Saturday, March 08, 2008

over 30 blues: why do I HAVE to get married?

It's no secret that any single (never married) woman over thirty is a spinster, and that spinsterhood in Puritanica is even worse than being a divorcee. This is one social situation in which being a lesbian may put a woman at an advantage because then you at least have an excuse for not netting a husband, and we all know that being single is the antithesis to being a woman. Women, we are taught, must couple up because single people are alone. Most people confuse being alone with being lonely and even more would prefer to live a lonely (painfully lonely) existence fronting as part of a couple than be single. If you doubt this, just read "Marry Him" by Lori Gottlieb in the March edition of Atlantic Magazine. In the article, Gottlieb advises spinsters to just settle so they can get married
My advice is this: Settle! That’s right. Don’t worry about passion or intense connection. Don’t nix a guy based on his annoying habit of yelling “Bravo!” in movie theaters. Overlook his halitosis or abysmal sense of aesthetics. Because if you want to have the infrastructure in place to have a family, settling is the way to go. Based on my observations, in fact, settling will probably make you happier in the long run, since many of those who marry with great expectations become more disillusioned with each passing year. (It’s hard to maintain that level of zing when the conversation morphs into discussions about who’s changing the diapers or balancing the checkbook.)
Over the years, I have watched friends, colleagues and family fill the need to be part of a couple by jumping from one relationship to the next. I've always feared that most of the time this relationship hysteria was as much to avoid the appearance of being unworthy of a relationship and loneliness as it was due to a pathological need to be part of a couple. I have witnessed the brutal power some women exert when saying the words "my boyfriend", "my fiancee" or "my husband". I have witnessed too many girls (I can only call them girls because they did not appear to have the emotional maturity to rightly be called women) who were so very eager to marry that they ID'd their prospects with more accuracy than a Peacekeeper missile, alienate all their friends planning the perfect wedding and wonder why they're not happy after they're married (this does not mean that I think marriage is always to meet a social objective; I know quite a few people who are truly happy and settled in their marriages).
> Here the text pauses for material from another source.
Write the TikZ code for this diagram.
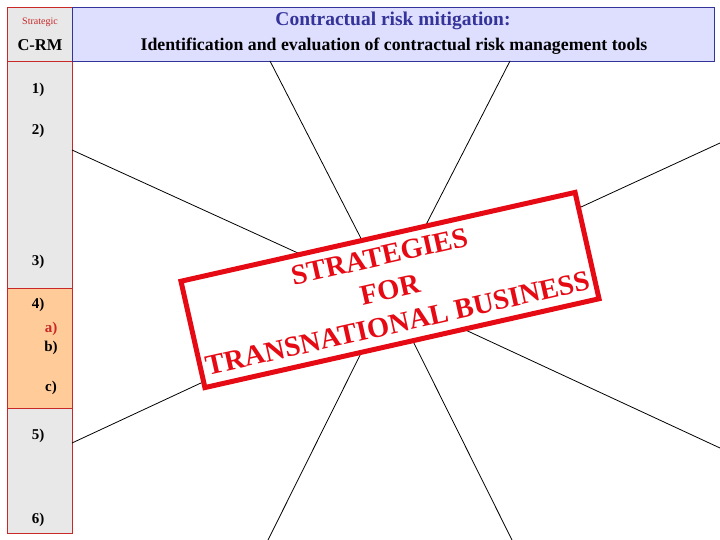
\documentclass[tikz,border=0pt]{standalone}
\usepackage{fontspec}
\setmainfont{Liberation Serif}

\definecolor{panelgray}{RGB}{232,232,232}
\definecolor{panelorange}{RGB}{255,204,153}
\definecolor{headblue}{RGB}{222,222,255}
\definecolor{navy}{RGB}{51,51,153}
\definecolor{panelred}{RGB}{200,40,40}
\definecolor{stampred}{RGB}{230,10,20}

\begin{document}
\begin{tikzpicture}[x=1pt,y=-1pt,
        cell/.style={rectangle, draw=panelred, fill=panelgray,
                minimum width=65pt, inner sep=0pt},
        item/.style={font=\bfseries\fontsize{15}{15}\selectfont},
        stamptext/.style={text=stampred, transform shape,
                font=\bfseries\fontsize{28.5}{28.5}\selectfont}]

            \useasboundingbox (0,0) rectangle (720,540);

            \begin{scope}[every node/.style={cell}]

                \node[minimum height=54pt] (hdr) at (39.5,34) {};
                \node[minimum height=227pt] (upper) at (39.5,174.5) {};
                \node[fill=panelorange, minimum height=120pt] (middle) at (39.5,348) {};
                \node[minimum height=125pt] (lower) at (39.5,470.5) {};

            \end{scope}

            \node[rectangle, draw=navy, fill=headblue, minimum width=642pt,
                minimum height=54pt, inner sep=0pt] (title) at (393,34) {};

            \node[text=panelred, font=\fontsize{10}{10}\selectfont] (strat) at (40,22) {Strategic};
            \node[font=\bfseries\fontsize{16.5}{16.5}\selectfont] (crm) at (40,45) {C-RM};
            \node[text=navy, font=\bfseries\fontsize{19.5}{19.5}\selectfont] (head) at (393,21) {Contractual risk mitigation:};
            \node[font=\bfseries\fontsize{17.8}{17.8}\selectfont] (sub) at (394,46) {Identification and evaluation of contractual risk management tools};

            \begin{scope}[every node/.style={item}]

                \node (i1) at (38,90) {1)};
                \node (i2) at (38,131) {2)};
                \node (i3) at (38,262) {3)};
                \node (i4) at (38,305) {4)};
                \node[text=panelred] (ia) at (51,329) {a)};
                \node (ib) at (51,348) {b)};
                \node (ic) at (51,388) {c)};
                \node (i5) at (38,436) {5)};
                \node (i6) at (38,520) {6)};

            \end{scope}

            % spokes
            \coordinate (hub) at (390,295);
            \coordinate (s1) at (72,150);
            \coordinate (s2) at (270,61);
            \coordinate (s3) at (510,61);
            \coordinate (s4) at (720,143);
            \coordinate (s5) at (720,448);
            \coordinate (s6) at (512,540);
            \coordinate (s7) at (268,540);
            \coordinate (s8) at (72,443);

            \path[draw, line width=0.8pt] (s1) edge (hub);
            \path[draw, line width=0.8pt] (s2) edge (hub);
            \path[draw, line width=0.8pt] (s3) edge (hub);
            \path[draw, line width=0.8pt] (s4) edge (hub);
            \path[draw, line width=0.8pt] (s5) edge (hub);
            \path[draw, line width=0.8pt] (s6) edge (hub);
            \path[draw, line width=0.8pt] (s7) edge (hub);
            \path[draw, line width=0.8pt] (s8) edge (hub);

            % stamp
            \begin{scope}[shift={(390,290)}, rotate=12.7]

                \node[rectangle, draw=stampred, fill=white, line width=5pt,
                    minimum width=404pt, minimum height=109pt, transform shape] (stamp) at (0,0) {};
                \node[stamptext] (st1) at (-3,-35) {STRATEGIES};
                \node[stamptext] (st2) at (0,0) {FOR};
                \node[stamptext] (st3) at (0,34) {TRANSNATIONAL BUSINESS};

            \end{scope}

        \end{tikzpicture}
\end{document}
I am, on occasion, ambivalent about having never married. While I have a tendency towards an embarrassing degree of sentimentality, I was never one of those girls who was planning weddings with each new boyfriend, madly in love right away, or even one looking for Mr. Right to have the perfect marriage. To be honest, I really had no interest in marriage and babies through adolescence and much of my adult life. Actually, with rare exception, I didn't start really crushing on guys until I was in college. I have (for good reason) major league trust and self-image issues and my life plans were based on my being married to the lab. I'm guessing this is why I've always had what I would consider a realistic and pragmatic attitude about love and marriage. Since these were things I hadn't considered for myself, I'm able to be quite objective about them.

I left the lab ages ago. I have since turned 30 (and then some) and become friends with people who were able to find a work-life balance. This has made me think about apsects of marriage and family that do appeal to me, but those aspects that appeal to me are those related to the things I've always thought are required for a stable, loving relationship/marriage: mutual love, respect and admiration; complementing one another. For me, the deep, earthshattering romantic love is built on friendship, not the other way around. I am friends with guys I will never have a romantic interest in but I could not have a romantic relationship with a guy I wouldn't want as a friend.

I don't understand the point of marriage without that abiding friendship coupled with intimacy and respect. Maybe this is why I don't understand how anyone could say that letting gay people get married is in any way a threat to marriage - but then, I'm not so sure that so-called "traditional marriage" has anything to do with what I feel is required to make a marriage worthwhile. Regardless, while I appreciate Ms. Gottlieb's advice on how to avoid the stigma of spinsterhood, settling for the sake of being a socially acceptable married woman (and running the risk of becoming bitter divorcee or worse, miserably married) just isn't an option for me.